I could feel the lack of it, despite my real, articulated coaching:
“We say ‘love.’”
“We are affectionate.”
“We are warm.”
“We snuggle. Openly.”
“I want more warmth from you.”
“I am sad and frustrated.”
“I am experiencing the cultural affection divide again.”
“We talk about how we dreamed, slept, and are physically feeling or wearing.”
“All. The. Time.”
“When you don’t engage in these ways, I feel unloved, hurt, and neglected.”
“Look what my other friendships look like.”
We wake up sending buckets of emojis, reply with more sleepy affectionate emojis, as we also did to say goodnight. Not every night and morning, but a lot, especially when we sense the other guy needs it.
“How did you sleep?”
“What are you making for breakfast?”
“What should I wear to work today?”
“Go get’m, tiger!”
“Here, also, is some info about your nerdy interests!”
I have, for PTSD and complete lack of interest reasons, never made out with either of the above besties, and yet we send kisses and hugs and snuggles on top of shared, nerdy interests. It doesn’t freak us out. We expect it.
It might freak out some Queers and females who are less Queer, but not most who are close besties. It doesn’t even freak out the besties with whom I HAVE made out or knocked boots. Sure, there’s a period of re-adjustment to The Friend Zone with no dating or further sex, or at least not current sex, or maybe just super casual sex, where-in we are super sensitive to how the other is feeling and projecting, but we still send smoochies and openly, articulately talk about what’s happening. And it’s likely that we’ve thoughtfully, mostly respecting boundaries, discussed the same complex, personal issues with other besties, with lots of details and subtle feelings. Within requested confidentiality, we talk about almost everything, gently guiding and holding each other. Even from a distance. Even once we’re extremely busy parents.
Endless affection and gratitude in the midst of our grossest, hardest, most overwhelmed times. Not every day, but when called upon.
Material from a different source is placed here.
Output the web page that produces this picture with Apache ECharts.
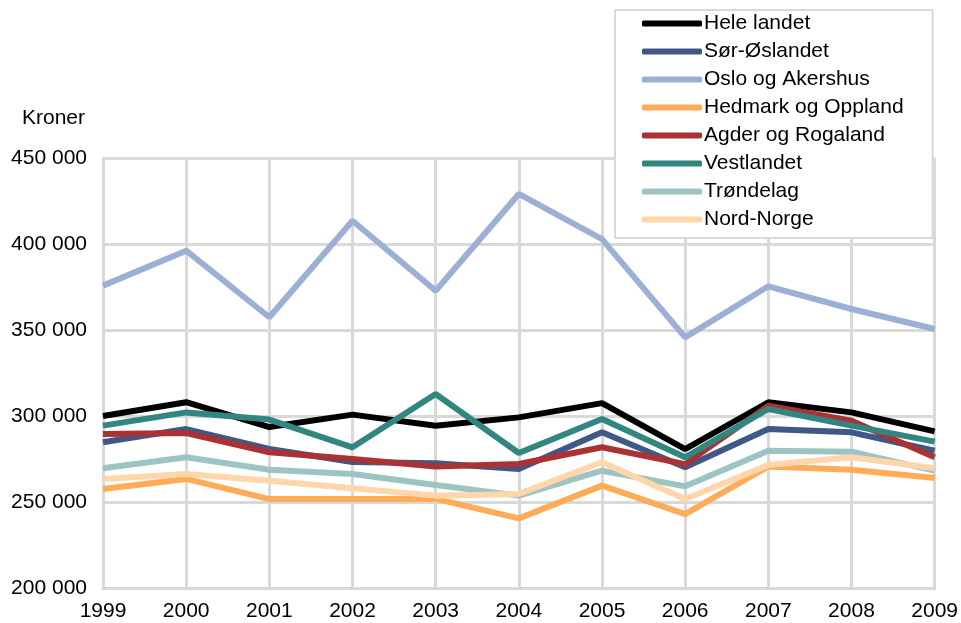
<!DOCTYPE html>
<html>
<head>
<meta charset="utf-8">
<script src="https://cdn.jsdelivr.net/npm/echarts@6/dist/echarts.min.js"></script>
<style>
  html, body { margin: 0; padding: 0; background: #fff; }
  #chart { width: 961px; height: 623px; }
</style>
</head>
<body>
<div id="chart"></div>
<script>
const years = ['1999', '2000', '2001', '2002', '2003', '2004', '2005', '2006', '2007', '2008', '2009']

const heleLandet = [300000, 308000, 293600, 300800, 294300, 299200, 307500, 280800, 308000, 302100, 291100]
const sorOstlandet = [284700, 292400, 280800, 273300, 272500, 269200, 290500, 270200, 292400, 290500, 279800]
const osloAkershus = [375800, 396100, 357400, 413500, 372800, 429100, 402800, 345700, 375400, 362200, 350600]
const hedmarkOppland = [257600, 263400, 251700, 251700, 251800, 240500, 259500, 243000, 270700, 268800, 264000]
const agderRogaland = [289500, 290100, 278900, 275000, 270700, 272100, 281800, 272000, 306000, 297300, 276000]
const vestlandet = [294400, 302100, 297900, 281800, 312800, 278500, 298300, 276000, 304100, 294400, 285100]
const trondelag = [269600, 276000, 268800, 266300, 259900, 253700, 268200, 259100, 279800, 279200, 268200]
const nordNorge = [263400, 266300, 262400, 258000, 253700, 254700, 273100, 251700, 271500, 276000, 269600]

const seriesDefs = [
  { name: 'Hele landet', data: heleLandet, color: '#000000' },
  { name: 'Sør-Øslandet', data: sorOstlandet, color: '#3f5886' },
  { name: 'Oslo og Akershus', data: osloAkershus, color: '#9cb0d6' },
  { name: 'Hedmark og Oppland', data: hedmarkOppland, color: '#ffab58' },
  { name: 'Agder og Rogaland', data: agderRogaland, color: '#ab3234' },
  { name: 'Vestlandet', data: vestlandet, color: '#318680' },
  { name: 'Trøndelag', data: trondelag, color: '#9cc4c2' },
  { name: 'Nord-Norge', data: nordNorge, color: '#ffd5aa' }
]

const font = 'Liberation Sans, Arial, sans-serif'
const fontSize = 21
const gridColor = '#d9d9d9'

const chart = echarts.init(document.getElementById('chart'))

const option = {
  animation: false,
  textStyle: { fontFamily: font },
  title: {
    text: 'Kroner',
    left: 17,
    top: 103,
    textStyle: { fontFamily: font, fontSize: fontSize, fontWeight: 'normal', color: '#000' }
  },
  legend: {
    orient: 'vertical',
    left: 615,
    top: 10,
    padding: [3, 29, 8, 27],
    itemGap: 7,
    itemWidth: 60,
    itemHeight: 6,
    icon: 'roundRect',
    backgroundColor: '#fff',
    borderColor: gridColor,
    borderWidth: 2,
    borderRadius: 0,
    textStyle: { fontFamily: font, fontSize: fontSize, color: '#000', padding: [0, 0, 0, -3] },
    data: seriesDefs.map(s => s.name)
  },
  grid: {
    left: 103,
    right: 24,
    top: 158,
    bottom: 35
  },
  xAxis: {
    type: 'category',
    data: years,
    boundaryGap: false,
    axisLine: { show: true, lineStyle: { color: gridColor, width: 3 } },
    axisTick: { show: false },
    axisLabel: { color: '#000', fontSize: fontSize, fontFamily: font, margin: 13 },
    splitLine: { show: true, lineStyle: { color: gridColor, width: 3 } }
  },
  yAxis: {
    type: 'value',
    min: 200000,
    max: 450000,
    interval: 50000,
    axisLine: { show: true, lineStyle: { color: gridColor, width: 3 } },
    axisTick: { show: false },
    axisLabel: {
      color: '#000',
      fontSize: fontSize,
      fontFamily: font,
      margin: 16,
      formatter: v => String(v).replace(/\B(?=(\d{3})+(?!\d))/g, ' ')
    },
    splitLine: { show: true, lineStyle: { color: gridColor, width: 3 } }
  },
  series: seriesDefs.map(s => ({
    name: s.name,
    type: 'line',
    data: s.data,
    showSymbol: false,
    symbol: 'none',
    color: s.color,
    lineStyle: { color: s.color, width: 6 },
    emphasis: { disabled: true }
  }))
}

chart.setOption(option)
</script>
</body>
</html>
So, after demonstrating how friendship *can* look, discussing cultural differences, and articulating what we’re looking for, how do we proceed across the gulf to best-level friendship with straight men? I do not want the answer to be that we do not include them in our top tiers of friendship. Similarly, I do not want to have to accept a friendship wherein I expend far more warmth and caring than I am receiving. I don’t wanna give up on a buddy. I don’t want to feel sad about how a buddy communicates with me.
Do we just try to roll with what we thought was just a stereotype of “Duuuuuude!,” “Brrrooooo!!!” etc.??? I’ve already made missteps there, during an actual role-playing board game with polygonal dice: put a dude buddy too far in The Wedgie Zone; had to apologize without ever getting a full disclosure of the feelings I could sense. Had to sit still with undiscussed feelings and topics. More than once. In order to keep straight dudes as close friends instead of removing them from my top tier of people whom I deeply love.
Are there existing Power Point tutorials for this negotiation???
I think we should talk about it some more, over some herbal tea and Indigo Girls or Beyonce, while we snuggle on the couch by the fireplace, braiding each other’s hair.